The first railroad expenditure element of the legislation is a $3,500 tax credit per mile for existing rail infrastructure improvements up to $9.5 million each fiscal year. Unlike other modes of freight transportation that benefit from taxpayer-funded infrastructure, Robillard pointed out that small railroads primarily pay to maintain their privately-owned tracks.

“Trying to direct some kind of support to these small businesses, nearly 50 of them in the state, small railroads, which for the most part are for-profit railroads, that receive no direct funding and are also a direct competitor with publicly subsidized interstate highways, airways and waterways,” he said.

The rail improvement tax credit will allow small railroads to reinvest money previously allocated for maintenance into growing their businesses, according to Robillard.

“It offsets the need even slightly from having to commit all of their resources to just a maintenance capital to a growth capital and developing business and working with customers and communities, economic development agencies, and such to invest in growth. And that’s something that our industry in this state has never been able to do properly,” he said.

Part of the law’s goal is to boost investment in rail, not only through the improvement tax credit, but also through private sources by emphasizing the importance of repairs and reconstruction.

“The real education part is going to come in on the maintenance side to ensure that all the route miles in the state that can take advantage of it are taking advantage of it. And that means making sure they’re planning their capital properly so they’re spending enough money,” said Robillard.

New infrastructure

Another component of the legislation is a tax credit of up to $500,000 per new track project, up to $5 million each fiscal year. Gioe said building new infrastructure that benefits customers will help small railroads be more competitive.

“In the state of Indiana, we compete with other modalities. The number one competitor is trucks. And that infrastructure is nearly 100% subsidized by the taxpayers of the state, by Hoosiers,” he said.

Joseph Gioe, president and CEO of Indiana Rail Road

Robillard stressed many site selectors require rail-ready spots when locating businesses that are nearshoring, onshoring, or growing — and the motivation to invest in that type of infrastructure is something small railroads didn’t have before this law.

“And that [tax credit] can be utilized by any railroad in a rural community. So this levels the playing field for investment into these rural communities and not just in the urban areas of our state,” he said.

Since the federal 45G railroad tax credit only applies to maintenance, Gioe believes the new rail infrastructure incentive in Indiana’s legislation is an element that could create additional high-paying jobs for Hoosiers.

“Every time we get a tax credit, we reinvest or respend that money on something else. We’ve added 52 jobs on Indiana Rail Road in 2025. In Greene County, Vigo County, think of Linton, those types of areas,” said Gioe. “We’re fundamentally working towards long-term career value generation for people that benefits their kids and their kids. And that’s what we are the most excited about.”

Full steam ahead

Now that the railroad expenditures tax credits are law, Robillard is moving forward with endeavors that benefit Madison Railroad.

“We’re planning for next year to spend almost an additional half a million dollars because of this [tax credit]. That’s going to be in transloading capacity in the city.
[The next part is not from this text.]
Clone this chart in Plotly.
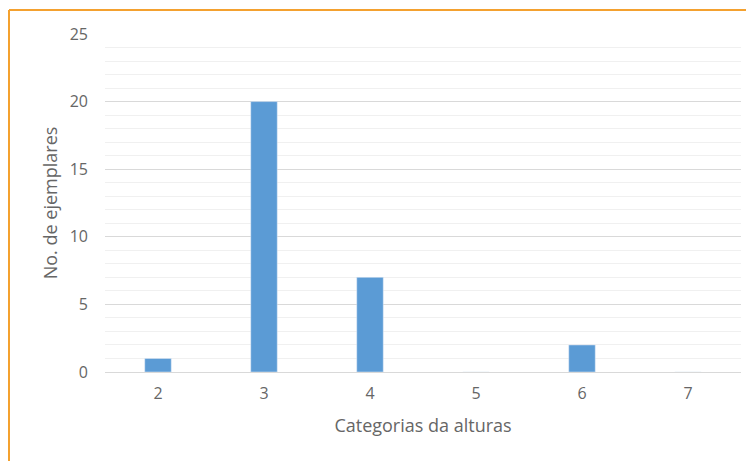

And in preparation last year, I purchased an additional ten acres that I can now develop with this tax credit. So it’s going to be huge for us and a few other small railroads who have projects coming to come into fruition,” he said.

Gioe is approaching customers with a new mechanism to invest capital into his railroad business, which he believes is the most important part of the legislation.

“I have to spend it to get it. It’s not a handout,” he said. “Terre Haute is one of those places where we see a ton of potential in our partnerships with Mayor [Brandon] Sakbun and his economic development council. We have purchased a significant amount of real estate in the city to leverage this tax credit in 2026, 2027, and beyond.”

Though the railroad tax credits don’t apply to Class I railroads and counties like Allen County with more than 300,000 people, New Haven Mayor Steve McMichael believes what’s good for small towns in northeast Indiana is good for the whole region.

“It is a great public-private agreement to be able to offset some of those infrastructure costs for sidings and additional industrial loads, which could be a shot in the arm to smaller counties in rural development along those short-line railroads and help them compete,” said McMichael.